Late last year, stakeholders in one of NTIA’s open multistakeholder processes came to consensus around a series of documents around Internet of Things security and patching. We will continue to engage with the IoT and security communities to promote the principles and ideas within those documents.
This year, NTIA will be working on software component transparency, with a particular eye to toward the third-party components used in IoT devices. We intend to convene a discussion between software and IoT vendors and the enterprise customer communities who use these products. The exact focus will be decided by participants, but stakeholders may focus on how to track third party component usage, how to use data on software components in modern enterprise defense tools and policies, and how to effectively and securely share information between vendors and customers.
There is much more to come on cybersecurity from this Administration, and the botnet report and our work on IoT is only a small part. But within the Administration and NTIA, there is an urgency to deal with these problems. So if there is an area where we can be useful, we will pursue it.
Protecting Internet Freedom
I’ll close by talking a little about my goals internationally.
Some governments around the world are still too eager to shut down the Internet and curtail freedom online. The most recent example is Iran, which took steps to suppress information and the views of protestors online. It is imperative, now more than ever, that we fight for an Internet that is open, interoperable, and governed globally by all of its stakeholders through multistakeholder processes.
Protecting Internet freedom and the free flow of goods and services will be one of the primary international items on my agenda. To do this, we’ll have to take steps such as defeating proposals that seek intergovernmental regulation of the Internet at the ITU Plenipotentiary Conference later this year. And we’ll need to strengthen the Internet Governance Forum and other venues for multistakeholder Internet governance.
The ITU needs to be modernized and become a 21st century institution if we’re going to achieve our spectrum and satellite goals. A good first step would be for an American, Doreen Bogdan-Martin, to win election as Director of the ITU Telecommunication Development Bureau. Doreen is a former NTIA official and an impressive candidate, and she has my full support. I hope she has yours as well.
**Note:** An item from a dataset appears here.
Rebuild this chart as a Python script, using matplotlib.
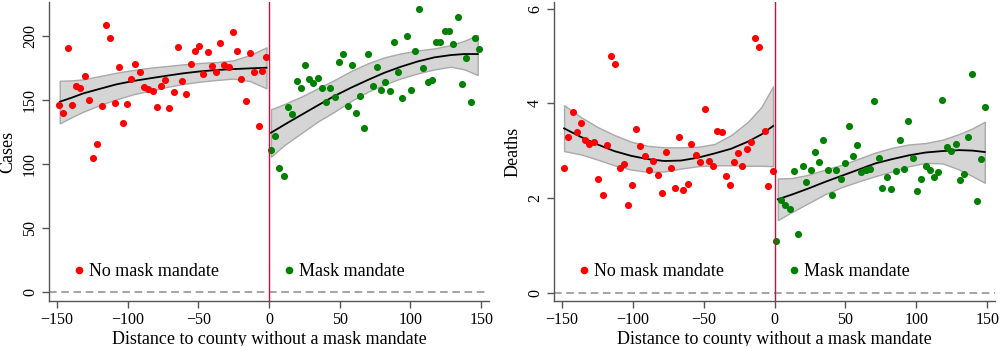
import numpy as np
import matplotlib.pyplot as plt
from matplotlib.lines import Line2D

# binned means, 3-unit bins on each side of the border
cases_x_no = [-148.4, -145.6, -142.0, -139.0, -136.6, -133.3, -130.2, -127.2, -124.1, -121.3,
              -118.0, -115.2, -112.4, -109.0, -106.2, -103.4, -100.4, -97.5, -94.4, -91.2,
              -88.3, -85.2, -82.2, -79.2, -76.3, -73.5, -70.7, -67.3, -64.5, -61.5,
              -58.7, -55.3, -52.3, -49.2, -46.4, -43.3, -40.5, -37.7, -34.3, -31.5,
              -28.5, -25.4, -22.6, -19.8, -16.5, -13.6, -10.6, -6.8, -4.7, -1.9]
cases_y_no = [146.6, 140.3, 190.6, 146.3, 161.2, 159.4, 169.0, 150.0, 105.2, 115.9,
              145.8, 208.6, 198.9, 147.9, 175.8, 132.0, 146.9, 166.9, 178.1, 172.1,
              160.2, 158.8, 157.3, 145.0, 161.4, 165.6, 144.0, 156.2, 191.9, 165.3,
              154.9, 178.4, 188.8, 192.2, 170.5, 187.7, 176.6, 171.9, 194.5, 177.6,
              176.3, 203.1, 188.8, 166.4, 149.2, 186.7, 172.1, 129.7, 172.9, 183.5]
cases_x_mask = [1.7, 4.5, 7.3, 10.6, 13.7, 16.3, 19.8, 22.6, 25.7, 28.3,
                31.4, 34.4, 37.5, 40.6, 43.4, 46.4, 49.5, 52.6, 55.6, 58.4,
                61.3, 64.3, 67.4, 70.2, 73.5, 76.1, 79.2, 82.3, 85.5, 88.6,
                91.2, 94.3, 97.3, 100.4, 103.5, 106.3, 109.1, 112.4, 115.2, 118.3,
                121.1, 124.4, 127.5, 130.3, 133.4, 136.4, 139.2, 142.5, 145.6, 148.2]
cases_y_mask = [111.2, 122.1, 96.9, 90.9, 144.8, 139.1, 165.1, 159.8, 177.3, 166.9,
                163.3, 167.7, 159.8, 148.9, 159.8, 152.3, 179.9, 186.2, 145.5, 177.6,
                139.8, 153.1, 128.6, 186.2, 161.2, 176.0, 158.0, 164.0, 157.5, 195.8,
                172.3, 152.0, 200.2, 157.8, 188.3, 221.3, 175.2, 164.3, 165.6, 195.3,
                195.3, 203.9, 203.9, 194.2, 215.1, 162.7, 183.3, 148.9, 198.4, 190.3]

deaths_x_no = [-148.4, -145.8, -142.3, -139.2, -136.6, -133.3, -130.7, -127.2, -124.6, -121.0,
               -118.4, -115.3, -112.5, -109.2, -106.1, -103.6, -100.5, -97.6, -94.6, -91.3,
               -88.4, -85.4, -82.4, -79.0, -76.4, -73.3, -70.5, -67.5, -64.4, -61.1,
               -58.7, -55.2, -52.3, -49.3, -46.5, -43.4, -40.6, -37.1, -34.2, -31.4,
               -28.6, -25.5, -22.6, -19.6, -16.3, -13.4, -10.6, -6.9, -4.5, -1.4]
deaths_y_no = [2.63, 3.28, 3.82, 3.40, 3.59, 3.23, 3.13, 3.19, 2.39, 2.06,
               3.12, 5.00, 4.84, 2.63, 2.72, 1.86, 2.28, 3.45, 3.10, 2.88,
               2.60, 2.78, 2.48, 2.11, 2.98, 2.63, 2.21, 3.28, 2.16, 2.30,
               3.13, 2.90, 2.75, 3.87, 2.78, 2.68, 3.42, 3.40, 2.46, 2.27,
               2.75, 2.95, 2.68, 3.03, 3.18, 5.37, 5.19, 3.41, 2.25, 2.57]
deaths_x_mask = [1.4, 4.5, 7.5, 10.8, 13.7, 16.5, 19.8, 22.5, 25.7, 28.5,
                 31.6, 34.4, 37.5, 40.5, 43.6, 46.7, 49.7, 52.6, 55.6, 58.4,
                 61.3, 64.4, 67.4, 70.5, 73.6, 76.1, 79.5, 82.5, 85.6, 88.7,
                 91.5, 94.3, 97.6, 100.2, 103.5, 106.6, 109.4, 112.5, 115.5, 118.4,
                 121.7, 124.5, 127.8, 130.6, 133.5, 136.6, 139.4, 142.7, 145.5, 148.3]
deaths_y_mask = [1.08, 1.95, 1.86, 1.77, 2.56, 1.23, 2.68, 2.33, 2.60, 2.97,
                 2.75, 3.23, 2.59, 2.06, 2.60, 2.41, 2.74, 3.52, 2.88, 3.11,
                 2.54, 2.59, 2.62, 4.05, 2.84, 2.21, 2.44, 2.19, 2.56, 3.23,
                 2.62, 3.62, 2.85, 2.15, 2.39, 2.68, 2.60, 2.44, 2.54, 4.06,
                 3.08, 2.99, 3.14, 2.37, 2.50, 3.28, 4.62, 1.93, 2.83, 3.92]

# fitted curves and 95% CI (estimated on the unbinned sample)
cases_fx_no = [-147.9, -139.7, -131.4, -119.6, -107.9, -96.1, -84.3, -72.5, -60.8, -49.0,
               -37.2, -25.4, -13.6, -1.8]
cases_fit_no = [148.9, 152.0, 155.4, 159.0, 162.5, 165.1, 167.2, 169.2, 171.1, 172.6,
                173.7, 174.4, 175.0, 175.5]
cases_hi_no = [165.3, 165.6, 166.4, 169.0, 171.6, 173.7, 175.5, 176.8, 178.1, 179.2,
               179.9, 181.2, 185.4, 191.4]
cases_lo_no = [132.0, 136.7, 141.1, 146.3, 150.8, 154.7, 157.5, 160.4, 162.8, 164.6,
               165.9, 167.0, 165.1, 159.4]

cases_fx_mask = [1.4, 10.9, 22.6, 34.4, 46.2, 58.0, 69.8, 81.6, 93.3, 105.1,
                 116.9, 128.6, 138.1, 147.5]
cases_fit_mask = [124.7, 131.0, 138.5, 146.0, 153.4, 159.9, 165.9, 171.6, 176.3, 180.4,
                  183.6, 185.4, 186.2, 186.2]
cases_hi_mask = [143.0, 147.1, 152.8, 159.3, 165.9, 172.9, 178.9, 183.6, 186.7, 189.0,
                 190.6, 193.2, 196.6, 201.0]
cases_lo_mask = [106.0, 115.1, 124.2, 133.4, 141.1, 149.5, 156.7, 162.5, 167.2, 171.1,
                 174.2, 176.3, 174.2, 169.8]

deaths_fx_no = [-148.4, -136.6, -124.8, -113.0, -101.2, -89.4, -77.6, -65.9, -54.1, -42.3,
                -30.5, -18.7, -9.3, -1.0]
deaths_fit_no = [3.47, 3.29, 3.13, 2.99, 2.89, 2.82, 2.78, 2.79, 2.85, 2.94,
                 3.04, 3.19, 3.34, 3.52]
deaths_hi_no = [3.96, 3.71, 3.50, 3.33, 3.19, 3.10, 3.07, 3.07, 3.08, 3.14,
                3.33, 3.61, 3.92, 4.36]
deaths_lo_no = [2.99, 2.92, 2.81, 2.69, 2.60, 2.55, 2.56, 2.62, 2.67, 2.69,
                2.69, 2.68, 2.68, 2.67]

deaths_fx_mask = [2.3, 12.2, 24.0, 35.8, 47.6, 59.4, 71.2, 83.0, 94.8, 106.6,
                  118.4, 130.2, 139.6, 148.3]
deaths_fit_mask = [1.97, 2.07, 2.20, 2.34, 2.47, 2.60, 2.73, 2.82, 2.90, 2.96,
                   2.99, 3.01, 3.00, 2.97]
deaths_hi_mask = [2.41, 2.42, 2.49, 2.60, 2.70, 2.83, 2.96, 3.06, 3.13, 3.16,
                  3.23, 3.35, 3.47, 3.61]
deaths_lo_mask = [1.53, 1.70, 1.89, 2.08, 2.23, 2.35, 2.46, 2.56, 2.67, 2.74,
                  2.73, 2.60, 2.46, 2.32]

plt.rcParams['font.family'] = ['Liberation Serif', 'DejaVu Serif']


def panel(ax, sides, ylabel, yticks, ylim):
    for (x, y, c), (fx, fit, lo, hi) in sides:
        ax.fill_between(fx, lo, hi, facecolor='#d5d5d5', edgecolor='#a9a9a9', lw=1, zorder=1)
        ax.plot(fx, fit, color='black', lw=1.3, zorder=2)
        ax.scatter(x, y, s=26, color=c, zorder=3, linewidths=0)
    ax.axvline(0, color='#c4123f', lw=1, zorder=4)
    ax.axhline(0, color='#8c8c8c', lw=1.1, ls=(0, (5, 3)), zorder=0)
    ax.set_xlim(-155.5, 155.5)
    ax.set_ylim(*ylim)
    ax.set_xticks([-150, -100, -50, 0, 50, 100, 150])
    ax.set_yticks(yticks)
    for sp in ['top', 'right']:
        ax.spines[sp].set_visible(False)
    for sp in ['left', 'bottom']:
        ax.spines[sp].set_color('#555555')
        ax.spines[sp].set_linewidth(1)
    ax.tick_params(length=5, width=1, color='#555555', labelsize=11.5, pad=3)
    for lab in ax.get_yticklabels():
        lab.set_rotation(90)
        lab.set_va('center')
    ax.set_xlabel('Distance to county without a mask mandate', fontsize=13, labelpad=2)
    ax.set_ylabel(ylabel, fontsize=13, labelpad=4)
    handles = [Line2D([], [], ls='none', marker='o', ms=5.5, mfc='red', mec='none'),
               Line2D([], [], ls='none', marker='o', ms=5.5, mfc='green', mec='none')]
    ax.legend(handles, ['No mask mandate', 'Mask mandate'], ncol=2, frameon=False,
              loc='lower left', bbox_to_anchor=(0.035, 0.045), fontsize=13,
              handlelength=0.8, handletextpad=0.15, columnspacing=3.5, borderaxespad=0)


fig = plt.figure(figsize=(10, 3.46), dpi=100)
ax1 = fig.add_axes([0.049, 0.130, 0.440, 0.864])
ax2 = fig.add_axes([0.554, 0.130, 0.441, 0.864])

panel(ax1,
      [((cases_x_no, cases_y_no, 'red'), (cases_fx_no, cases_fit_no, cases_lo_no, cases_hi_no)),
       ((cases_x_mask, cases_y_mask, 'green'), (cases_fx_mask, cases_fit_mask, cases_lo_mask, cases_hi_mask))],
      'Cases', [0, 50, 100, 150, 200], (-6.8, 226.8))
panel(ax2,
      [((deaths_x_no, deaths_y_no, 'red'), (deaths_fx_no, deaths_fit_no, deaths_lo_no, deaths_hi_no)),
       ((deaths_x_mask, deaths_y_mask, 'green'), (deaths_fx_mask, deaths_fit_mask, deaths_lo_mask, deaths_hi_mask))],
      'Deaths', [0, 2, 4, 6], (-0.18, 6.14))

fig.savefig('out.png', dpi=100)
I’ll also focus on being a strong advocate for U.S. interests within ICANN. We need to ensure transparency and accountability in ICANN's work. And in light of the implementation of the European General Data Privacy Regulation, or GDPR, we need to preserve lawful access to WHOIS data, which is a vital tool for the public.
In the coming weeks, I’ll be seeking out the views of stakeholders to understand how else NTIA can best serve American interests in these global Internet fora.
So I think I’ve laid out an ambitious agenda for NTIA for the next year, particularly when it comes to America’s 5G leadership, cybersecurity and preserving a free and open Internet. As we take on these issues, NTIA will work hand-in-hand with industry so that we can unlock the next generation of innovation and growth. I’m looking forward to a busy and productive 2018. I’m really excited to be part of the NTIA team. But for now I will turn it over to our distinguished panel. Thanks everybody.